On tend pourtant à oublier – là encore, c’est peut-être dû à la discrétion de l’auteur – que quasiment l’intégralité de cette deuxième trilogie (si l’on concède à dire que la première trilogie se veut explicitement historique et que „The Unconsoled“, l’œuvre charnière, de pivotement, ne l’est aucunement) est tout aussi occupée par des analyses historiographiques, même si elle les éclaire dans des univers irréels, qui fonctionnent plus par de subtils pastiches de codes génériques que par une confrontation immédiate, sans médiation, avec l’Histoire.

Ainsi, dans „When We Were Orphans“, c’est encore une fois le début de la Deuxième Guerre mondiale, mais aussi les conflits en Orient asiatique des années 30 qui sont évoqués. A partir de „Never Let Me Go“ pourtant, la confrontation d’Ishiguro avec l’Histoire devient plus abstraite, plus allégorique. Ainsi, dans „Never Let Me Go“, le traitement inhumain des clones pointe allégoriquement vers une ghettoïsation et une mise à mort d’êtres humains censément autres.

Dans „The Buried Giant“, Ishiguro se détourne pour la première fois de son modèle narratif classique, qui consiste à donner la parole à un être qui essaie de mettre de l’ordre dans les souvenirs relatifs à sa vie passée. Si la plupart de ses romans racontent comment l’être humain se trouve aux prises avec l’Histoire – comment l’individu est broyé par les mouvements politiques et sociaux collectifs – Ishiguro a cherché, pour „The Buried Giant“, à montrer le fonctionnement de la mémoire collective. „Une nation se souvient-elle et oublie-t-elle de la même façon qu’un individu? […] Quels sont exactement les souvenirs d’une nation?

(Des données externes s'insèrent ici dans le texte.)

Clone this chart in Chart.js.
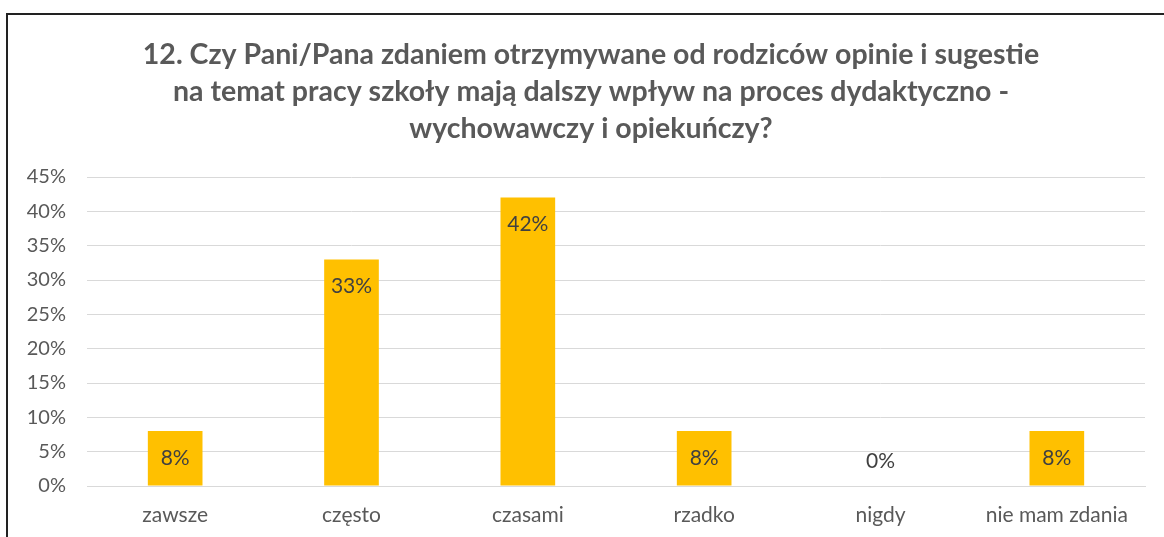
<!DOCTYPE html>
<html>
<head>
<meta charset="utf-8">
<script src="https://cdn.jsdelivr.net/npm/chart.js@4.4.1/dist/chart.umd.min.js"></script>
<style>
  html, body { margin: 0; padding: 0; background: #fff; }
  #wrap { width: 1164px; height: 537px; position: relative; }
</style>
</head>
<body>
<div id="wrap"><canvas id="c" width="1164" height="537"></canvas></div>
<script>
const titleLines = [
  "12. Czy Pani/Pana zdaniem otrzymywane od rodziców opinie i sugestie",
  "na temat pracy szkoły mają dalszy wpływ na proces dydaktyczno -",
  "wychowawczy i opiekuńczy?"
];
const categories = ["zawsze", "często", "czasami", "rzadko", "nigdy", "nie mam zdania"];
const values = [8, 33, 42, 8, 0, 8];
const yMax = 45;
const yStep = 5;

const FONT = "Lato, 'Open Sans', sans-serif";
const GREY = "#595959";

const framePlugin = {
  id: 'frame',
  beforeDraw(chart) {
    const ctx = chart.ctx;
    ctx.save();
    ctx.fillStyle = '#fff';
    ctx.fillRect(0, 0, chart.width, chart.height);
    ctx.strokeStyle = '#222';
    ctx.lineWidth = 2;
    ctx.beginPath();
    ctx.moveTo(7, chart.height);
    ctx.lineTo(7, 14);
    ctx.lineTo(chart.width, 14);
    ctx.stroke();
    // title
    ctx.fillStyle = GREY;
    ctx.font = "bold 28.5px " + FONT;
    ctx.textAlign = 'center';
    ctx.textBaseline = 'middle';
    titleLines.forEach((line, i) => {
      ctx.fillText(line, 591, 55 + i * 36.7);
    });
    ctx.restore();
  }
};

const labelPlugin = {
  id: 'barLabels',
  afterDatasetsDraw(chart) {
    const ctx = chart.ctx;
    const meta = chart.getDatasetMeta(0);
    ctx.save();
    ctx.font = "21px " + FONT;
    ctx.fillStyle = "#404040";
    ctx.textAlign = 'center';
    ctx.textBaseline = 'middle';
    meta.data.forEach((bar, i) => {
      const v = chart.data.datasets[0].data[i];
      const y = v > 0 ? bar.y + 27 : bar.base - 25;
      ctx.fillText(v + "%", bar.x, y);
    });
    ctx.restore();
  }
};

new Chart(document.getElementById('c'), {
  type: 'bar',
  data: {
    labels: categories,
    datasets: [{
      data: values,
      backgroundColor: '#FFC000',
      borderWidth: 0,
      categoryPercentage: 1,
      barPercentage: 0.31
    }]
  },
  options: {
    responsive: false,
    animation: false,
    events: [],
    layout: { padding: { left: 8, right: 19, top: 177, bottom: 0 } },
    plugins: {
      legend: { display: false },
      tooltip: { enabled: false },
      title: { display: false }
    },
    scales: {
      x: {
        grid: { display: false, drawTicks: false },
        border: { display: true, color: '#d9d9d9', width: 1 },
        ticks: { color: GREY, font: { family: FONT, size: 21 }, padding: 17 },
        afterFit(s) { s.height = 51; }
      },
      y: {
        min: 0, max: yMax,
        grid: { color: '#d9d9d9', drawTicks: false },
        border: { display: false },
        ticks: {
          stepSize: yStep,
          color: GREY,
          font: { family: FONT, size: 20 },
          padding: 21,
          callback: v => v + "%"
        },
        afterFit(s) { s.width = 79; }
      }
    }
  },
  plugins: [framePlugin, labelPlugin]
});
</script>
</body>
</html>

Où sont-ils conservés? Comment sont-ils façonnés ou contrôlés?“, se demandait l’auteur après que, lors d’une conférence donnée à Tokyo, une dame lui a posé la question vers quoi son prochain livre allait s’orienter.

Une interrogation centrale du roman consiste à s’interroger sur les bienfaits et les méfaits de la mémoire: à tout oublier, on est condamné à répéter les mêmes erreurs. Mais le devoir de mémoire, aussi important qu’il soit, peut mener au processus inverse: à tout se rappeler, l’on tend à engendrer des cycles de violence et de vengeance sans fin.
Pour écrire un roman, Kazuo Ishiguro procède de façon très intéressante: chacune de ses œuvres procède de quelques pistes de réflexion qu’il note dans un carnet. Par la suite, il part à la recherche d’un décor romanesque approprié. Pour „Never Let Me Go“, il voulait écrire un roman sur un groupe de jeunes qui mourraient tous très tôt, de façon à ce que des questions de mortalité et d’absurdité de nos existences surgissent de manière urgente. Il a réécrit le roman trois fois parce que ses deux premiers décors – une épidémie et une catastrophe à échelle mondiale – ne lui plaisaient pas.

Pour „The Buried Giant“, Ishiguro cherchait pareillement un décor qui lui paraîtrait approprié. Initialement, Ishiguro avait pensé prendre le cas concret de la Yougoslavie et du Rwanda pour se demander comment il était possible que, si peu après un conflit mondial d’une violence sans nom et si peu après le climat de peur de la Guerre froide, des massacres sanguinolents puissent reprendre.

Pourtant, explique-t-il au cours d’une conférence donnée à la BNF en 2015, s’il s’était limité à évoquer un cas concret – la Yougoslavie ou le Rwanda – les lecteurs auraient pu se dire qu’il voulait ne parler que de ces cas-là, alors que l’auteur visait à écrire quelque chose de plus général sur la nature humaine, ses émotions et les mécanismes qui animent les sociétés et l’histoire.

D’où l’idée de cet univers fantastique, où une brume fait que l’ensemble des habitants souffre ou bénéficie (c’est précisément l’ambiguïté du roman) d’une mémoire de poisson rouge, et où Axl et Beatrice s’en vont récupérer des souvenirs intimes et collectifs dans une Angleterre arthurienne, où des éclats de mémoire viennent montrer un retour du refoulé collectif marqué par le sang et la guerre.

De façon ingénieuse, c’est le premier roman d’Ishiguro à être raconté par un narrateur omniscient – un comble pour un récit qui traite principalement de l’oubli. Le résultat est un roman poignant, où ne manquent certes pas les passages génériquement obligatoires (on a des chevaliers et des dragons), qui se lit comme un roman d’aventures haletant mais qui est avant tout un récit touchant et triste sur un couple qui s’aime et qui, à force de vouloir récupérer l’histoire de leur vie commune, dont il pense savoir que ça doit être „une histoire qui finit bien“ (on se doute un peu qu’il n’en sera rien), arpente les territoires flous d’un monde brumeux où les souvenirs pointent comme autant de pièges potentiels. Car si Ishiguro fascine tant, c’est que l’imaginaire – propre, unique – qu’il développe dans ses romans est à chaque fois un paysage mnésique différent, une mappemonde de nos souvenirs, une exploration des rapports entre la mémoire et notre identité.